Forensic Analytics: The Basics


“Forensic Analytics describes the act of obtaining and analyzing electronic data using formulas and statistical techniques to reconstruct, detect, or otherwise support a claim of financial fraud.”
Mark J. Nigrini, Forensic analytics

Although it seems like a task that could be performed solely using computer software, we were astonished to discover that there were no proper tools to perform these analyzes. Instead, tools like Microsoft Excel and Access are constantly used by auditors and accountants to run Forensic analyzes on their data. Although these tools perform extremely well in different contexts, when it comes to Forensic Analytics, they make lousy tools. Analyzing a simple dataset involves writing a bunch of formulae, generating charts, copying and pasting data from place-to-place; bottom line: it’s a big mess.
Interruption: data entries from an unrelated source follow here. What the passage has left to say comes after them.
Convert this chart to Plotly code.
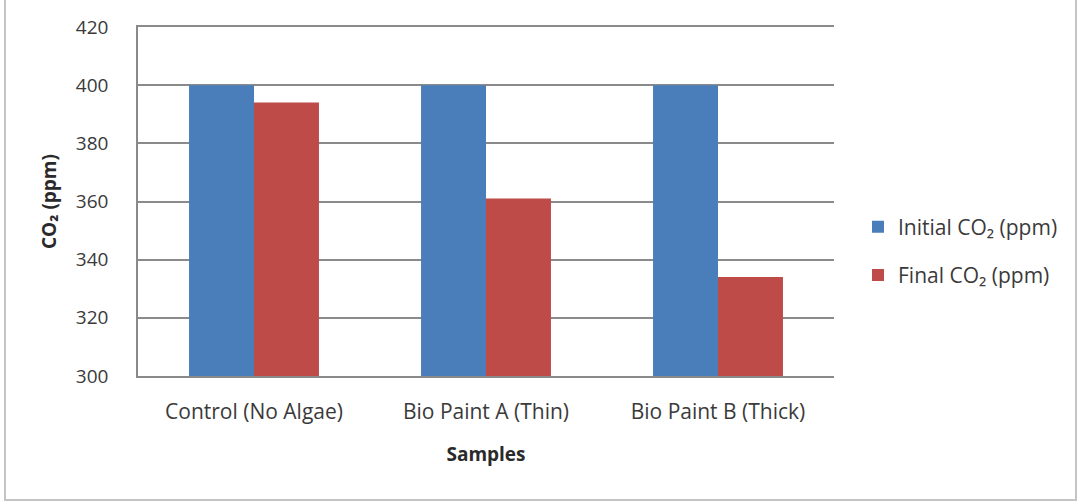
import plotly.graph_objects as go

# Sample groups and measured CO2 concentrations
samples = ["Control (No Algae)", "Bio Paint A (Thin)", "Bio Paint B (Thick)"]
initial_co2 = [400, 400, 400]
final_co2 = [394, 361, 334]
y_ticks = [300, 320, 340, 360, 380, 400, 420]

W, H = 1079, 504
L, R, T, B = 138, 245, 27, 128
pw, ph = W - L - R, H - T - B

font_family = "Open Sans, Liberation Sans, Arial"
text_color = "#3a3a3a"

fig = go.Figure()
fig.add_trace(go.Bar(
    x=samples, y=initial_co2, name="Initial CO₂ (ppm)",
    marker=dict(color="#4A7EBB", line=dict(width=0)),
    legendgroup="a",
))
fig.add_trace(go.Bar(
    x=samples, y=final_co2, name="Final CO₂ (ppm)",
    marker=dict(color="#BE4B48", line=dict(width=0)),
    legendgroup="b",
))

# Light frame around the whole chart
def px_to_x(px):
    return (px - L) / pw

def px_to_y(py):
    return (H - B - py) / ph

fig.add_shape(
    type="rect", xref="paper", yref="paper",
    x0=px_to_x(5), x1=px_to_x(1076), y0=px_to_y(500), y1=px_to_y(-5),
    line=dict(color="#c4c4c4", width=2), fillcolor="rgba(0,0,0,0)",
    layer="below",
)

fig.update_layout(
    width=W, height=H,
    margin=dict(l=L, r=R, t=T, b=B),
    paper_bgcolor="white", plot_bgcolor="white",
    barmode="group", bargap=0.44, bargroupgap=0,
    font=dict(family=font_family, size=19, color=text_color),
    xaxis=dict(
        title=dict(text="<b>Samples</b>", font=dict(size=19, color="#2a2a2a"), standoff=24),
        showline=True, linecolor="#8a8a8a", linewidth=1.5, mirror=True,
        ticks="", showgrid=False, ticklabelstandoff=16,
        tickfont=dict(size=21, color=text_color),
    ),
    yaxis=dict(
        title=dict(text="<b>CO₂ (ppm)</b>", font=dict(size=19, color="#2a2a2a"), standoff=14),
        range=[300, 420], tickvals=y_ticks,
        showline=True, linecolor="#8a8a8a", linewidth=1.5,
        showgrid=True, gridcolor="#8a8a8a", gridwidth=1.5,
        ticks="", ticklabelstandoff=24,
        tickfont=dict(size=19, color=text_color),
        zeroline=False,
    ),
    legend=dict(
        x=(858 - L) / pw, xanchor="left", y=px_to_y(251), yanchor="middle",
        font=dict(size=21, color=text_color),
        tracegroupgap=18, itemsizing="constant",
        bgcolor="rgba(0,0,0,0)",
    ),
    showlegend=True,
)

fig.write_html("out.html")
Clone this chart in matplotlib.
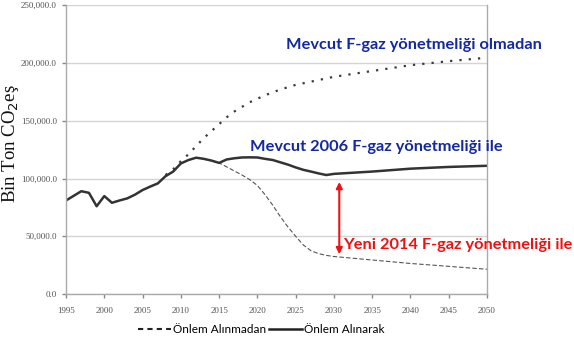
import matplotlib
matplotlib.use("Agg")
import matplotlib.pyplot as plt
from matplotlib.lines import Line2D

# historical emissions + "with measures" projection (thousand t CO2eq)
years_hist = [1995, 1996, 1997, 1998, 1999, 2000, 2001, 2002, 2003, 2004, 2005,
              2006, 2007, 2008, 2009, 2010, 2011, 2012, 2013, 2014, 2015, 2016,
              2017, 2018, 2019, 2020, 2021, 2022, 2023, 2024, 2025, 2026, 2027,
              2028, 2029, 2030, 2035, 2040, 2045, 2050]
with_measures = [81000, 85000, 89000, 87600, 76000, 84800, 79000, 81000, 82800,
                 86000, 90000, 93000, 95800, 102000, 106000, 113000, 116000,
                 118000, 117000, 115500, 113500, 116500, 117500, 118200, 118300,
                 118200, 117000, 116000, 114000, 112000, 109600, 107500, 106000,
                 104400, 103000, 104000, 106000, 108500, 110000, 111000]

# without the existing F-gas regulation
years_no_reg = [2008, 2009, 2010, 2011, 2012, 2013, 2014, 2015, 2016, 2017, 2018,
                2019, 2020, 2021, 2022, 2023, 2024, 2025, 2030, 2035, 2040, 2045, 2050]
no_regulation = [103000, 108000, 115000, 121000, 128000, 135000, 141000, 147000,
                 153000, 158000, 162000, 166000, 169000, 172000, 174500, 177000,
                 179000, 181000, 188000, 193000, 198000, 201500, 204500]

# new 2014 F-gas regulation
years_new = [2014, 2015, 2016, 2017, 2018, 2019, 2020, 2021, 2022, 2023, 2024,
             2025, 2026, 2027, 2028, 2029, 2030, 2035, 2040, 2045, 2050]
new_regulation = [115500, 113500, 110000, 106500, 103000, 99000, 94000, 86000,
                  77000, 67000, 58000, 50000, 42500, 37500, 35000, 33500, 32500,
                  29500, 26500, 24000, 21500]

y_ticks = [0, 50000, 100000, 150000, 200000, 250000]
x_ticks = list(range(1995, 2051, 5))

fig = plt.figure(figsize=(5.74, 3.40), dpi=100)
ax = fig.add_axes([0.115, 0.135, 0.7335, 0.85])

ax.plot(years_no_reg, no_regulation, color="#3a3a3a", lw=1.6,
        linestyle=(0, (1, 3.2)))
ax.plot(years_new, new_regulation, color="#555555", lw=0.8,
        linestyle=(0, (4, 2)))
ax.plot(years_hist, with_measures, color="#333333", lw=1.8)

ax.set_xlim(1995, 2050)
ax.set_ylim(0, 250000)
ax.set_xticks(x_ticks)
ax.set_yticks(y_ticks)
ax.set_yticklabels([f"{v:,.1f}" for v in y_ticks])
ax.yaxis.grid(True, color="#d4d4d4", lw=1.0)
ax.set_axisbelow(True)
ax.tick_params(axis="both", labelsize=6.5, colors="#888888",
               labelcolor="#555555", length=3, width=1)
for lab in ax.get_xticklabels() + ax.get_yticklabels():
    lab.set_family("Liberation Serif")
ax.tick_params(axis="x", pad=6)
for side in ["left", "bottom", "right"]:
    ax.spines[side].set_color("#aaaaaa")
    ax.spines[side].set_linewidth(1.0)
ax.spines["top"].set_visible(False)

ax.set_ylabel("Bin Ton CO$_2$eş", fontsize=13.5, family="Liberation Serif",
              color="#111111")
ax.yaxis.set_label_coords(-0.107, 0.519)

label_font = dict(family="Lato", weight="bold", fontsize=11.8)
ax.text(2023.7, 215500, "Mevcut F-gaz yönetmeliği olmadan", color="#1428a0",
        va="center", ha="left", clip_on=False, **label_font)
ax.text(2019.0, 127500, "Mevcut 2006 F-gaz yönetmeliği ile", color="#1428a0",
        va="center", ha="left", clip_on=False, **label_font)
ax.text(2031.2, 42500, "Yeni 2014 F-gaz yönetmeliği ile", color="#ee1111",
        va="center", ha="left", clip_on=False, **label_font)

ax.annotate("", xy=(2030.7, 34500), xytext=(2030.7, 97000),
            arrowprops=dict(arrowstyle="<|-|>", color="#ee1111", lw=1.5,
                            mutation_scale=9, shrinkA=0, shrinkB=0))

handles = [Line2D([], [], color="#222222", lw=1.5, linestyle=(0, (2.5, 2))),
           Line2D([], [], color="#222222", lw=1.8)]
fig.legend(handles, ["Önlem Alınmadan", "Önlem Alınarak"], loc="center",
           bbox_to_anchor=(0.455, 0.03), ncol=2, frameon=False,
           prop=dict(family="Lato", size=8.5),
           handlelength=2.8, handletextpad=0.2, columnspacing=0.2)

fig.savefig("out.png", dpi=100)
Forestpin was developed to solve this issue. Forestpin allows you to run complex forensic analyzes on your data in less than a second while it might take up to weeks to perform the same set of tasks using other tools.

(You can learn more about Forestpin on https://www.forestpin.com).

Running Forensic Analyzes

Forensic analytics generally involves four steps.

1. Data Collection

2. Data Preparation

3. Running Forensic Analyzes

4. Evaluation, investigation, and reporting.

Forestpin simplifies the latter three steps for you. To run analyzes on your data: just copy and paste data from Excel, or just upload your data in the .csv format.

High-Level Data Overview tests

High-Level Data overview tests allow investigators to get an overview of the dataset they’re analyzing. Forestpin offers a number of High-Level data overview tests, including Data Summary, Transaction ID summary, Transaction ID analysis by Vendor…

Summary of all the transactions
Transaction ID analysis by Vendor

Duplicate Tests

Duplicate tests allow investigators identify recurring transactions and evaluate risks involving them. According to Mark J. Nigrini, excessive duplications within subsets are indicators of fraud and errors.

There is always going to be some amount of normal duplication, this makes it irrational to analyse duplicates based solely on the number of recurrences. To provide the investigator with more insight, Forestpin lists High-Risk duplicates: those might be worth investigating further.

List of all the duplicates sorted by the risk value.

Transaction vs Time

Analysing data with respect to time could be helpful when identifying fraudulent transactions. This type of analyses proves to be useful when detecting large anomalies. Among analyses Forestpin provide are Monthly timeline, Daily Transaction Volume and Daily Transaction Value. Summaries of these analyses are provided alongside with simple visualisations.

Monthly which shows the distribution of payments over the months.
Distribution of Transactions

Vendor Analysis

There are several forms of Vendor Fraud Schemes. Vendor fraud can be carried out by internal parties, vendors, or by internal parties who are working with vendors in return for personal gain. There are multiple ways that vendor fraud can take place. Ghost vendors, overbilling, kickbacks (employees accepting misappropriate funding from vendors to enable fraudulent activities) are a few of them.

Forestpin allows you to run multiple forensic analyses on vendors.

Vendor Analysis: Number of Transactions and Total Value

This analysis gives a summary of all the vendors, with intuitive visualizations for the number of transactions per vendor, the total value of transactions per vendor and distribution of payments of the vendor over time.

Relative Size Factor and Z-Score

R.S.F and Z-score gives an idea about the distribution of payments for a certain vendor. These analyzes can help you identify the pattern of payments and help you identify large fraudulent transactions.

Relative Size Factor compares the highest value payment to the average payment.

R.S.F. will take a high value when the highest transaction is significantly larger than the average. If a vendor has a high R.S.F., further investigation is recommended.

Z-Score gives the difference between the highest and the lowest transactions with relative to the Standard Deviation of the vendor.

Z-score helps you find payments that deviated from the normal payment pattern and it gives you a better indication about the authenticity of the transaction.